Huerta

Since founding the United Farm Workers union with Cezar Chavez, Dolores Huerta has continued to work as an activist and a feminist. (Photo courtesy of the Dolores Huerta Foundation)

National Women’s History Month serves as a reminder for us to acknowledge the accomplishments of the many women who helped shape history, but who largely went unrecognized. 

One of these women is Dolores Huerta. Huerta is best known for founding the United Farm Workers union alongside Cesar Chavez. Together, the like-minded activists worked to improve conditions for farm workers and to fight discrimination. 
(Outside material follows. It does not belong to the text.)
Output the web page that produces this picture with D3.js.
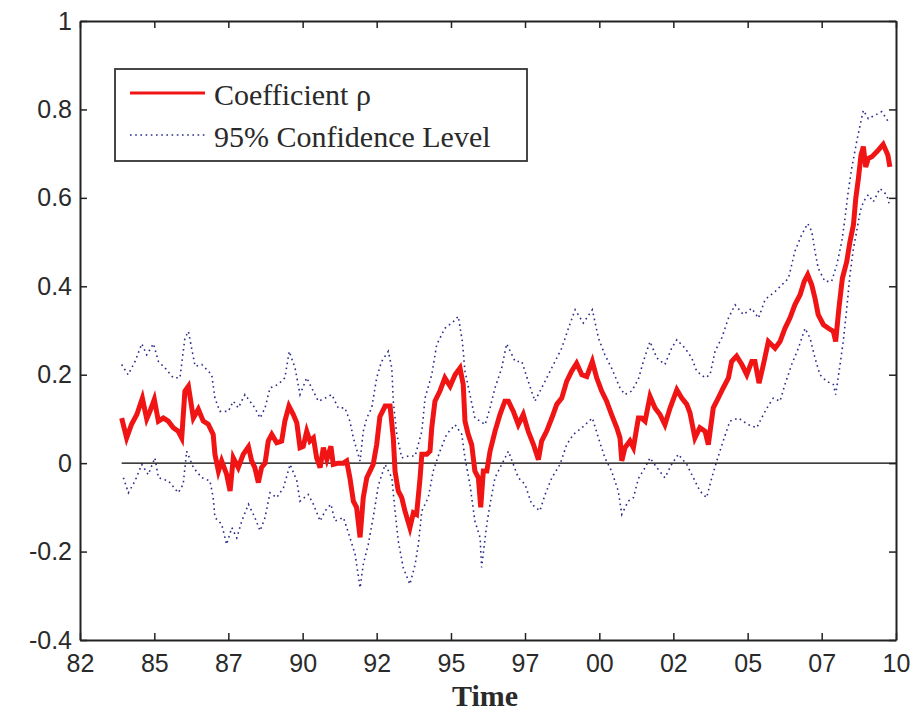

Dr. Marjorie Sanchez-Walker, professor of history and Latin American studies, spoke about the roles that Chavez and Huerta played in the organization.

“Cesar Chavez was the public voice and union organizer, while Dolores Huerta took on the legal end of the campaign. She was the one to negotiate with the agriculture businesses over the rights of farm labor.” 

Huerta is known for the strength and determination that she demonstrated while fighting for what she believed in. 

“I remember hearing years ago that a representative of the agriculture business said that the protests and boycotts were not as bad as sitting down with Dolores because she was such a shrewd negotiator,” said Dr. Sanchez-Walker. 

Although Huerta’s efforts were specifically directed at helping farm workers, she also made an impact on women. The fact that Huerta was a strong female presence in a male dominated field inspired many.

Although Huerta was an integral part of the United Farm Workers union, Cesar Chavez is more widely recognized. 

“They see Cesar Chavez as quite glorious in defense of these ex-patriots and Dolores Huerta is kind of left out of the discussion,” said Dr. Sanchez-Walker.

According to the Dolores Huerta Foundation, “While Dolores was busy breaking down one gender barrier after another, she was seemingly unaware of the tremendous impact she was having on, not only farm worker women, but also young women everywhere.” 

Dr. Sanchez-Walker explained why Huerta’s public political image was so important to women, especially Latin American women. 

In Latin American culture, “there’s machismo for men and there’s marianismo for women. They are both tasked with protecting the honor of the family. The men would provide income to care for the families, while the women remained good and chaste. The men felt that they have the right to do whatever they want as long as they provide for their family. The women took the attitude of ‘men will be men.'”

Huerta challenged these gender roles by stepping out of the domestic sphere and creating a fierce public image. 

Like many women, Huerta was inspired by her mother. After her parents’ divorce, Huerta lived with her mother. As stated by the Dolores Huerta Foundation, “her mother’s independence and entrepreneurial spirit was one of the primary reasons she became a feminist.” 

Dolores Huerta is just one of so many women who have helped shape our history. Women like Marie Curie (a chemist and the first woman to win a Nobel Prize), Gloria Richardson (a civil rights activist who focused on the poor treatment of black women in America),  Margaret Hamilton (who’s work at NASA helped get man to the moon), and so many more, are often overlooked.

As we recognize National Women’s History Month, let’s take a moment to remember the contributions of the women who have helped pave the way for future generations. These women have inspired young girls to become scientists, mathematicians, and activists, simply by unapologetically following their passions and standing up for the things that matter.